Mamãe era stress. Todos os dias acordando com choro e sem ninguém para ajudar. Todo dia tinha louça na pia, chão sujo, roupa pra lavar, tudo tinha cheiro de refluxo de leite. Todo dia tinha a sensação de todo dia nunca terminar, de ninguém agradecer o sacrifício, de a carreira profissional estar em pausa e não ter perspectiva de voltar. E pior: ninguém perceber esse trabalho todo. E pior: a criança não dizer obrigado, só demandar, pedir mais e reclamar. E pior: o pai chega no fim do dia e acha que tudo é moleza, só faz festa, dá banho, põe pra dormir.
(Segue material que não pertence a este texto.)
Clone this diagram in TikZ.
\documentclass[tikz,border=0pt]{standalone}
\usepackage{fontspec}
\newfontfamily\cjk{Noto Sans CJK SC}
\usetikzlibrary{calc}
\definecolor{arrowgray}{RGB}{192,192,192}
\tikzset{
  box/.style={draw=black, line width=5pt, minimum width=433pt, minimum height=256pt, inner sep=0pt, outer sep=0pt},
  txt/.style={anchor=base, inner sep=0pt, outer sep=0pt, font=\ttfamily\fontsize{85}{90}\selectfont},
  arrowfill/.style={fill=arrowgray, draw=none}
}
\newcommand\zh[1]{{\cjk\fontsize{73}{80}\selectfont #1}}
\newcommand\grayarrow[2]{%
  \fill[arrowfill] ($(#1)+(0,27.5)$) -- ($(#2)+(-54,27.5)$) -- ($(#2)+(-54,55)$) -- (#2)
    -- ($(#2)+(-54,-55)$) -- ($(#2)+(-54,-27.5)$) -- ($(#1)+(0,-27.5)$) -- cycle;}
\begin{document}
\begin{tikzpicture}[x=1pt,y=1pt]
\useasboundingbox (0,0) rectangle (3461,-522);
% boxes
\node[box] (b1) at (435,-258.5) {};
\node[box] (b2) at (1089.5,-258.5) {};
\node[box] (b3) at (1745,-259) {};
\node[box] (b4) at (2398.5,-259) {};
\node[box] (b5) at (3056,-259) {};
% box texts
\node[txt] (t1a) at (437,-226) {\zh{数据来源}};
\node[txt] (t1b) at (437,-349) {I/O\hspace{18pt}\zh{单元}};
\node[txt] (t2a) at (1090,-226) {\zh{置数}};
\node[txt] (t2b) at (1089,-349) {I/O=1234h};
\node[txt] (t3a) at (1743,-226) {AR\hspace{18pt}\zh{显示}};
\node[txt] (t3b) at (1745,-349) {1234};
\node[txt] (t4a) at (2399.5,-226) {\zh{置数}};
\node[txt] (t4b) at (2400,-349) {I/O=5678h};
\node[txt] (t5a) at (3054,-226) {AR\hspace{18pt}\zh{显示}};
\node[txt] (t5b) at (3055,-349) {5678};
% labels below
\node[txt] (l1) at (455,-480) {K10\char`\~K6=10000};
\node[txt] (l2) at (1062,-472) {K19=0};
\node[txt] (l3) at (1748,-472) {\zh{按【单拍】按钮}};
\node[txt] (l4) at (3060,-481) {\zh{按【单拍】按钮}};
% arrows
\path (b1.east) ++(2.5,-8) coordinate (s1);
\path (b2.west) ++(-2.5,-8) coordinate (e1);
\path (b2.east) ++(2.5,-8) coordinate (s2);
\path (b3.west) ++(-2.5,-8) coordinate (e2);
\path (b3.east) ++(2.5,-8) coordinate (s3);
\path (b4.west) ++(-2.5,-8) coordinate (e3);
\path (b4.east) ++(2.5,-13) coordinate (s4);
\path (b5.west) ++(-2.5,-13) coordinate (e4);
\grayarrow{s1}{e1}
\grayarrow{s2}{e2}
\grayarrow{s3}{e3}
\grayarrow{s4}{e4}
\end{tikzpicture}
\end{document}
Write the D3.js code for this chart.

E chamam de “super-pai”.

Mamãe era stress. Todos os dias acordando com choro e sem ninguém para ajudar.

Rapaz, demorou pra eu perceber. Eu achava que as mulheres deveriam levar a maternidade com mais leveza. Mas é difícil ter leveza quando o fardo é pesado e você tem que carregar sozinha. Quando seus dias, seu sono, seu corpo pede trégua e todo mundo acha que trégua é covardia. “Mãe é mãe”, eles dizem. “Mãe consegue tudo”, eles dizem. “Mãe tira força não sei de onde”, eles dizem. E se não tirar? Se mãe pedir folga, mãe é fraca.

Rapaz, demorou pra eu perceber. Eu achava que as mulheres deveriam levar a maternidade com mais leveza.

Demorou pra eu perceber, mas cuidar de crianças, especialmente as pequenas (e depois, as adolescentes), dá um trabalho danado, um trabalho cansativo e ingrato. É uma cadeia que quem só chega de noite pra dormir, nem percebe que existe. Uma bola de ferro fofinha, mas pesada, que só fica mais leve quando alguém leva junto. Quando alguém diz: “Desculpa não perceber o peso”. E quando alguém diz: “Obrigado”.